• _Work instructions_
Look through the material below for "this". Copy every line that contains it.

--- Start Excerpted data ---

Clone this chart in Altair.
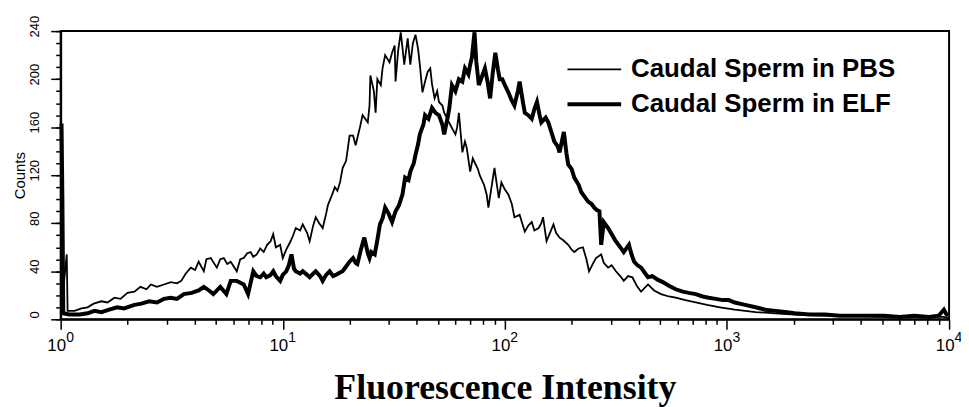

--- End Excerpted data ---
--- Start Excerpted data ---

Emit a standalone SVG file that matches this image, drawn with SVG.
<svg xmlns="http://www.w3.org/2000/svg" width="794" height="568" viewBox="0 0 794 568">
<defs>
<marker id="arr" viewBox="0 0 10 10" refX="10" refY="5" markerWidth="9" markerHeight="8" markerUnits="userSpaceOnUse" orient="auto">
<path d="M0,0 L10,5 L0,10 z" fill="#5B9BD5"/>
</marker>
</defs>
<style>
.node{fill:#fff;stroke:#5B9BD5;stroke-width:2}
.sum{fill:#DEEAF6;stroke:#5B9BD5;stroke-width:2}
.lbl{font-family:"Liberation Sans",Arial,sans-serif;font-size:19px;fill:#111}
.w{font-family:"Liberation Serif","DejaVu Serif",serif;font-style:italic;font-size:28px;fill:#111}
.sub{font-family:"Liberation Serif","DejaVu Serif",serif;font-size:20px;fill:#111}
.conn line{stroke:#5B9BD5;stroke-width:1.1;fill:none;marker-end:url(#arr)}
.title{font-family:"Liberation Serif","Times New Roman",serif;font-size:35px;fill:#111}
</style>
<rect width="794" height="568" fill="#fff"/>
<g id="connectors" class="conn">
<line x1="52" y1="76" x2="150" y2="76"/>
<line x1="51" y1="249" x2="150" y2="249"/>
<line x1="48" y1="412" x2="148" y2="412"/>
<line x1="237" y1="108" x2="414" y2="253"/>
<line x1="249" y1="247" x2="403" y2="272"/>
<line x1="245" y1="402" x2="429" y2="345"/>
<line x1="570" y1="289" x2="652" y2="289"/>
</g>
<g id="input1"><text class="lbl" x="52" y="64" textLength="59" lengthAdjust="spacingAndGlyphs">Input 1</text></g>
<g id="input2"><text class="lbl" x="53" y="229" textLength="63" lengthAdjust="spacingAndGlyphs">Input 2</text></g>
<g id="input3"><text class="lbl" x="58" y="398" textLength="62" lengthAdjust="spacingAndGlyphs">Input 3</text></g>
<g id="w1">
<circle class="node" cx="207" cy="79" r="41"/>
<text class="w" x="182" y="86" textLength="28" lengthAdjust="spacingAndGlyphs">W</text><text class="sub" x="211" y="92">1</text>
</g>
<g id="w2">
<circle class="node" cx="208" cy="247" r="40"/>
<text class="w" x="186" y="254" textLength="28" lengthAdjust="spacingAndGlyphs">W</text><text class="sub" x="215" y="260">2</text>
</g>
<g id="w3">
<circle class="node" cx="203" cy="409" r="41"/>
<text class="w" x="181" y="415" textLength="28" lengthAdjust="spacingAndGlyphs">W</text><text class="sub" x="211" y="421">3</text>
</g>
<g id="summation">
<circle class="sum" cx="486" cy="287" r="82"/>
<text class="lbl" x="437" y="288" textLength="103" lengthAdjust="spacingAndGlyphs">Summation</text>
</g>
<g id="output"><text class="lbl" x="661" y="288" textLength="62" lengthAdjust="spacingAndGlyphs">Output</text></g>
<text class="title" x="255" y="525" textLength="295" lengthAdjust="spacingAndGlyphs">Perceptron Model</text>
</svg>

--- End Excerpted data ---

• _Answer to the task_
Clone this chart in Altair.
Emit a standalone SVG file that matches this image, drawn with SVG.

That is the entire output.